物語の筋道としては戦場帰りのPTSDが主人公描写の主筋だが、ランボーとかの既存のそれと違うのは「お仕事で定期的に出張するように出かけて行って人を殺しては出張期間が終わると自宅に帰る、その繰り返し」を軸に、戦場と平和な内地の近さ、日常と非日常の切り替える暇のない近さを強調してみせてるとこで、これはまあ、あんまし言及したくはないがグロスマンの「戦場における人殺しの心理学」で「ベトナム帰りは気持ちを切り替える暇なくヘリと飛行機の直行便で送り返されたのがよくなかったんだ」(第二次大戦のときは船でノンビリ帰ってきたから丁度良かったんだ、という変な比較つき)という解説をなぞるようになってる、と言える。
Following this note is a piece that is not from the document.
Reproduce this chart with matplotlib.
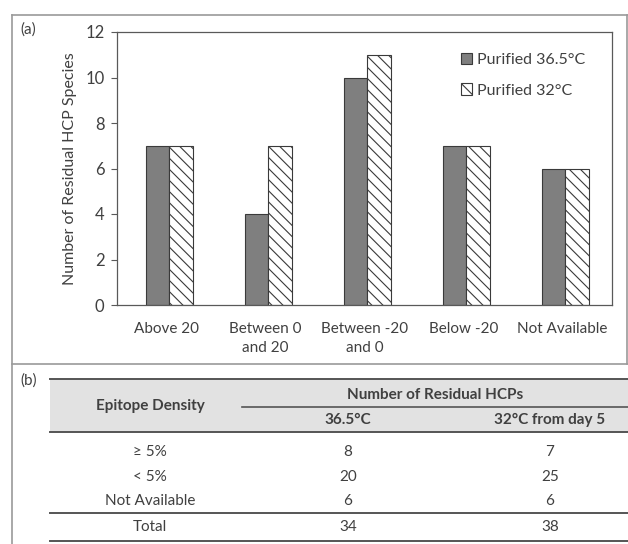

(どうでもいいが、この「心理学的なケアすればよかったんだ」説明にしたがうと、例えば「るろ剣」とか、それこそ「許されざる者」みたいな「人殺しの宿業はどこまでいってもついてまわる」系の話と微妙にかみ合わない。まあ後者は道徳・教訓みたいな話だから現実と違いますよと言われればそれまでだが)
さておき、この「戦場と内地の近さ」を強調する描写は、カット構成もそうだし、イラクの建物屋上で狙撃任務中(延々と待つ仕事なので基本ヒマ)に携帯電話で奥さんに連絡して他愛ない会話をかわすとか、非常にこれ見よがしな形で強調される。んで切り替えのきかなくなった主人公はPTSD診断とあいなる。
気になるのは、こういう「戦場で殺人任務中に奥さんと携帯でおしゃべりする」とゆー狙撃兵ならではのシチュエーションが作品構成の鍵になってる一方で、「海兵隊のあいつら見ちゃいられん」と言い出して建物突入の先頭に立つという、「狙撃兵の仕事だけだと絵面的に・構成的に主人公がカッコよくないから」あたりが理由と思しき「危険な戦場のど真ん中に突っ込むシーン」を採用してることで。
「狙撃兵は卑怯だ」とゆー、それだけ聞くと「ひどいイチャモンだなヲイ」と言いたくなる批判をマイケルムーアがゆったと聞くが、映画を実際に見ちゃうと「ああ、ちょっと都合がよすぎだなコレ」と、ムーアの気持ちもわかる。
もちろん、狙撃できる場に陣取るってことは、狙撃されうる場に身を置き続けることなので、ちっとも安全なんかじゃないのだが、中途半端に「映画の都合」で絵面優先、はぐらかされてる感があるのは否めず、その「映画の都合のための絵」が日常と非日常の境目のなさに関わってくるんで、最終的には作品全体としての説得力がイマイチない。
 
いや。
 
結局は最初の話に戻るのだが、人物造形としては、全くヤバそうに見えなかった。PTSDっぽくはなかった。普通に働く男なのだ。
やっぱアメコミヒーローのリアリティなのだ。「ウォッチメン」で言えばベトナム帰りで現実を突き付けられ現実と折り合うことを選びつつも苦悩を抱え込みながら戦い続けるコメディアンほどの複雑さもなく、どっちかというと極右雑誌を愛読しながらシンプルに悪即斬に勤しむロールシャッハに近い、そういうクリスカイルが実在したのだと、エンディングでの実際の葬儀のシーンで否応なく直面させられる、そういう話なのだ。
そして、「正義をふりかざして戦場で大活躍し、殺人を間違いと思わない、フリークとしてのアメコミヒーロー」という、実にバットマンと大差ないやつが、アメリカの英雄として実在した、という現実をつきつけてくることまで含めて、「うわアメリカやべえ」っていう映画、なんだと思った。